Scientists have actually long theorized that the cold, red desert planet known as Mars harbored life. But not in the present: in the distant past. Billions of years ago, Mars was a warm, oceanic planet with over ⅓ of its surface covered by water, the most important substance for all life on Earth and which NASA believes is also a requirement for extraterrestrial life. However, as Mars’s atmosphere slowly thinned over millions of years and the planet cooled, the water either froze and covered by dust, or it gained enough energy to escape into space and leave the planet entirely. Neretva Vallis, which is where the sample was collected, was an ancient river valley that was believed to have the possibility of supporting and preserving ancient organisms, which is one of the main reasons why the Perseverance Rover landed there in the first place.
Now what exactly points to life having existed on this specific rock? Firstly, the sample is rich in many elements that could have been used to fuel the microbes’ metabolisms, including carbon, sulfur, phosphorus, and iron, and the rock itself is composed of clay and silt, which are excellent preservers of organisms on Earth.

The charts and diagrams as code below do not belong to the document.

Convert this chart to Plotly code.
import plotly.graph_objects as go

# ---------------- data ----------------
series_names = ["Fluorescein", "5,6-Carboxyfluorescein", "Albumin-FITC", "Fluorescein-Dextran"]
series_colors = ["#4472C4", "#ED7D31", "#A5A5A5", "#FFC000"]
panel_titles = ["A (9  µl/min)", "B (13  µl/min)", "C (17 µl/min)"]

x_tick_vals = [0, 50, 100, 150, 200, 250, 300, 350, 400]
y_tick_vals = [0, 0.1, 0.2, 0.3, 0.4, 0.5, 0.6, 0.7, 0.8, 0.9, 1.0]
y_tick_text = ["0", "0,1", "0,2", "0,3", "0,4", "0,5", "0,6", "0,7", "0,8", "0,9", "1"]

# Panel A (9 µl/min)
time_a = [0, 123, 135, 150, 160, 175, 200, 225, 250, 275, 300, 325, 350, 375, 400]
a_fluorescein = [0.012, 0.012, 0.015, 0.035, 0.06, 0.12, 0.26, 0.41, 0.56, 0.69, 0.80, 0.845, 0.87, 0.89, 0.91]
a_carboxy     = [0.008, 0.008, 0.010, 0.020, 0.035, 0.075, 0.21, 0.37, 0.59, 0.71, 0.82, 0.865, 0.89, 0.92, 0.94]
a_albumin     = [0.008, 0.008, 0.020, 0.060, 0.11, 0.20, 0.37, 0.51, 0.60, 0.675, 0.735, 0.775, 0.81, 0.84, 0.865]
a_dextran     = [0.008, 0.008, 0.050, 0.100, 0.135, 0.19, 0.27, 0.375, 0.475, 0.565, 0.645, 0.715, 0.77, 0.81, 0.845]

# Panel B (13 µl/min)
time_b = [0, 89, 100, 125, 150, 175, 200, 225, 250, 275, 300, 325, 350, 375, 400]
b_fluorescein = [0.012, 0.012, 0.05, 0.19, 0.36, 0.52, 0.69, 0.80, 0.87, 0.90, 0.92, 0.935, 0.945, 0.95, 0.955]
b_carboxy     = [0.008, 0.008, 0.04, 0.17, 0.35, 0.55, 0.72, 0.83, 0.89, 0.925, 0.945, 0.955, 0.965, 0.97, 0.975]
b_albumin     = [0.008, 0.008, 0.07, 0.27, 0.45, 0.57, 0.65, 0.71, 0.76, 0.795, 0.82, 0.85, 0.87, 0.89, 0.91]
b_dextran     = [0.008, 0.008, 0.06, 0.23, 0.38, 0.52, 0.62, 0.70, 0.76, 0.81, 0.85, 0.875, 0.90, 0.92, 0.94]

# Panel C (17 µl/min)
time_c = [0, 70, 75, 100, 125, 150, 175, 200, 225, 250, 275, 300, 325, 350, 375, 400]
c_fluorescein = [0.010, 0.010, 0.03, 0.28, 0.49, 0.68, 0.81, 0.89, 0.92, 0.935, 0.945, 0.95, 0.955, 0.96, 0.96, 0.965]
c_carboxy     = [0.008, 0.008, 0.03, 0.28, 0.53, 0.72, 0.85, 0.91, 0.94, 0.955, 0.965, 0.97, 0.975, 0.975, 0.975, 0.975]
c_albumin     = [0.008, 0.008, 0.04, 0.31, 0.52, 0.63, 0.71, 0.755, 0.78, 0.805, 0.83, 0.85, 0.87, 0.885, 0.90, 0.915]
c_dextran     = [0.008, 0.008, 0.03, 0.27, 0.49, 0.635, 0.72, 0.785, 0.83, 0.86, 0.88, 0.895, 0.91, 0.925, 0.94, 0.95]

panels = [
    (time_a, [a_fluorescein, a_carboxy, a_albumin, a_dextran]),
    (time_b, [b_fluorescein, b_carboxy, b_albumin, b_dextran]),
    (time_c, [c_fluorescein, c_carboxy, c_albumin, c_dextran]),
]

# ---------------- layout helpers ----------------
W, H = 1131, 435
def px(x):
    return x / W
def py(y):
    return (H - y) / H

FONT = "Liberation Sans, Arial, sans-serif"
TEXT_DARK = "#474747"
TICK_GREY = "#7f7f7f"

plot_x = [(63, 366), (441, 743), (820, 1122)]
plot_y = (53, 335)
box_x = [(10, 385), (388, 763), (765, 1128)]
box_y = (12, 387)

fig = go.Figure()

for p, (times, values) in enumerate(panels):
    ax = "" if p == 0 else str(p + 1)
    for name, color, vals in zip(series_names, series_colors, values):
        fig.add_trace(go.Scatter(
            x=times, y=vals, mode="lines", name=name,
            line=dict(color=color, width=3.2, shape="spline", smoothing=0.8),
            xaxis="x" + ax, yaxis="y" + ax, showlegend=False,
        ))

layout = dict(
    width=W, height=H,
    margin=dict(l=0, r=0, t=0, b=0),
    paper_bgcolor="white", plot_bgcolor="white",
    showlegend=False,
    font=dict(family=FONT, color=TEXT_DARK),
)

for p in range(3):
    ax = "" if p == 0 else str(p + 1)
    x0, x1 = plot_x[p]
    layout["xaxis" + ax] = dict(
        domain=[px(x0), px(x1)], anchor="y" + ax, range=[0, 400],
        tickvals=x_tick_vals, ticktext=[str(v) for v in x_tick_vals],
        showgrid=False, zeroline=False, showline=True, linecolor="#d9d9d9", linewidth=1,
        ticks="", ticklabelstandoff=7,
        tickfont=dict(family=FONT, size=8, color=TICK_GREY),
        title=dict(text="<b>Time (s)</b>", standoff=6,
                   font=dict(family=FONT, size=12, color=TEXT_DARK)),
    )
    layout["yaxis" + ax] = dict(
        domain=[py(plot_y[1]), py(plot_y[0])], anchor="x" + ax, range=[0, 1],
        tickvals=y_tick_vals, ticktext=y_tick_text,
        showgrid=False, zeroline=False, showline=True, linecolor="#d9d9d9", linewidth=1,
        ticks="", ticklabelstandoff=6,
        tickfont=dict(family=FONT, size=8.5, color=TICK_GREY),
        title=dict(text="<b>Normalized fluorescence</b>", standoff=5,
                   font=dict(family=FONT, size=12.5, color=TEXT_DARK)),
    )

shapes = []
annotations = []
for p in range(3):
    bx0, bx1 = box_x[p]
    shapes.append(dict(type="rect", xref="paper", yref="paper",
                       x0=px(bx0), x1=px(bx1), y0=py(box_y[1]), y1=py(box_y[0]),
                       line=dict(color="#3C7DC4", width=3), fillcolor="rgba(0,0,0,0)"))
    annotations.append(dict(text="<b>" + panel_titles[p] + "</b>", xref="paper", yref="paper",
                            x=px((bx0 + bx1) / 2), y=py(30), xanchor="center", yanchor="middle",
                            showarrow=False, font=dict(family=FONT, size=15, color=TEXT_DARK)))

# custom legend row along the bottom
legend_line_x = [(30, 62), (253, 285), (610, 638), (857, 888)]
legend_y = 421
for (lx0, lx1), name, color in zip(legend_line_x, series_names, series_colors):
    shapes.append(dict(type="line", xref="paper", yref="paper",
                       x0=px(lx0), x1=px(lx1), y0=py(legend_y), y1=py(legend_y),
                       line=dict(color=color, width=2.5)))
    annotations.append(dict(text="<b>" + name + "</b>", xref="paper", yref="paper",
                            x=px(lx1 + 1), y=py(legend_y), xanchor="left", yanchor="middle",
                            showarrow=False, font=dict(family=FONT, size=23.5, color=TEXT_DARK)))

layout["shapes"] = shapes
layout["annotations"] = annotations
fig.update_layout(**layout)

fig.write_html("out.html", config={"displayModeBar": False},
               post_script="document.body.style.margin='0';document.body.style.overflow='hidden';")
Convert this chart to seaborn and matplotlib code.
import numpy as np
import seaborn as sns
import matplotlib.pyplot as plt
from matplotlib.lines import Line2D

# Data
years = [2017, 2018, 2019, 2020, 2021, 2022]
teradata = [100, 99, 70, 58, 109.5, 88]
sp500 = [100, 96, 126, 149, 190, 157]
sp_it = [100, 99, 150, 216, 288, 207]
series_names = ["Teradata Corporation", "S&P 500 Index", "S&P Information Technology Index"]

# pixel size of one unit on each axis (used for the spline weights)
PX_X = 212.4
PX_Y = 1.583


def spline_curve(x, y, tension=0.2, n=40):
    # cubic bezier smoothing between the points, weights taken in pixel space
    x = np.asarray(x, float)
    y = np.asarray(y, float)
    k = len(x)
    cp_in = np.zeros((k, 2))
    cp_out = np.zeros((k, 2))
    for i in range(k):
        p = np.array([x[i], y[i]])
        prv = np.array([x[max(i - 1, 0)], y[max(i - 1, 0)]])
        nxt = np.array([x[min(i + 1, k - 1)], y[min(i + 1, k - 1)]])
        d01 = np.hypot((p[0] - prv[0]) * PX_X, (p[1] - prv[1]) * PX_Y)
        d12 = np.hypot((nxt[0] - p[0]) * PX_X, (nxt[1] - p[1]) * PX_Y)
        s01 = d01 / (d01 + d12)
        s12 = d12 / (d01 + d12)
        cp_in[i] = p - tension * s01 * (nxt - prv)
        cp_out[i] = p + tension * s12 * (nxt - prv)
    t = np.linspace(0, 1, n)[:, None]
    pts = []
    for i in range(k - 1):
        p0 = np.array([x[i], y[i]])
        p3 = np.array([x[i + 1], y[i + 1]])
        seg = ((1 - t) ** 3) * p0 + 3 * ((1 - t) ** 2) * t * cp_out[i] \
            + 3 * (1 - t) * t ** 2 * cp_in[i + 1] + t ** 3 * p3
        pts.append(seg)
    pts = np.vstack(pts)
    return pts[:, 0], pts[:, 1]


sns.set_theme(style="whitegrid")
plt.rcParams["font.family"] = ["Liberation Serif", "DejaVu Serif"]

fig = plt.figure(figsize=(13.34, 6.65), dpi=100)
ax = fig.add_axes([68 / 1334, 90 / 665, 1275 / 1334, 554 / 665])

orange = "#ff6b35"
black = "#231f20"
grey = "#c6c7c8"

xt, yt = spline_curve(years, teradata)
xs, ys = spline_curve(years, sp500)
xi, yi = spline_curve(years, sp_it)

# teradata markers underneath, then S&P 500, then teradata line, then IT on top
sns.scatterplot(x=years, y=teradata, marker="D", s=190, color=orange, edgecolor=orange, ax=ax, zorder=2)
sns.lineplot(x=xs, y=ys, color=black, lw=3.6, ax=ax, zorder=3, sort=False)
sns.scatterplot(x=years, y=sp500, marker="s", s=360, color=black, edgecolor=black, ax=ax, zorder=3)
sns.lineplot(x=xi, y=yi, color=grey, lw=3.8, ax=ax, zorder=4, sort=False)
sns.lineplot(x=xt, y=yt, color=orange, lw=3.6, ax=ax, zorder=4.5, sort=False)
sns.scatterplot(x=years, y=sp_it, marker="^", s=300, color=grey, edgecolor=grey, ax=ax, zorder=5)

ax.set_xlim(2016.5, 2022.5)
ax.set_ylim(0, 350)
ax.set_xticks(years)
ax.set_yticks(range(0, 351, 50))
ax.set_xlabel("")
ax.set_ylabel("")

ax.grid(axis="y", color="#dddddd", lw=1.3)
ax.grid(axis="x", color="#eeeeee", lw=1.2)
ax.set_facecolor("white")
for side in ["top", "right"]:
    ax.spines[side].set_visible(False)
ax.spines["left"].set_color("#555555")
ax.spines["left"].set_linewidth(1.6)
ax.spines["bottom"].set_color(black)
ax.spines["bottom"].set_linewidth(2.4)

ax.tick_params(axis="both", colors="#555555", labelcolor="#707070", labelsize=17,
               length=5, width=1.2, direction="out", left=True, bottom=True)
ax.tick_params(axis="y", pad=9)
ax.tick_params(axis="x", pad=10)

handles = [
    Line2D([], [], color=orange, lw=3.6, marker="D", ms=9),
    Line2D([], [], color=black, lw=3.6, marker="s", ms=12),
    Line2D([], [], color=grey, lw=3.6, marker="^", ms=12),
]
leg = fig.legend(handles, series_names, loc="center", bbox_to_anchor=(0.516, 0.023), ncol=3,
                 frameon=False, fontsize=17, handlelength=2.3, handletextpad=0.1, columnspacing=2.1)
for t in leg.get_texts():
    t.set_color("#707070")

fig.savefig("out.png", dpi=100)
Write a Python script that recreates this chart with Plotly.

This means that it was possible for microbes to live on the sample, which means life is a possibility for what caused the unusual phenomena of colorful “spots” that were found on the rock’s surface. These spots contained vivianite and greigite, two iron compounds that are usually found as byproducts of microbial life here on Earth. Rarely, they can be produced abiotically, or without life, but only at high temperatures or in acidic conditions, but there are no signs of those extreme conditions affecting the sample or the rocks surrounding it. This leaves the metabolisms of microbes on Mars as the most likely possibility as to what produced these iron compounds.
Even though the evidence seems convincing, this is only a potential sign of life, and a lot of questions still remain. Scientists were surprised that this specific sample was the one to contain potential signs of life, as it is one of the youngest samples collected by the Perseverance Rover, so Mars may have been habitable for longer than we thought. And even though the study on the potential life on this rock was peer-reviewed by other scientists for over a year before it was published, we can’t be sure if this is a sign of life or a lucky coincidence until it is analyzed in a lab here on Earth. Currently, NASA is trying to do exactly that with the Mars Sample Return program, although NASA is limited in terms of how quickly they can return the collected rocks. For now, and maybe for a long time, whether life existed on Mars will remain a mystery. But if it turns out to be true, it could prove that we aren’t alone in the universe, and life is much more common than we previously thought.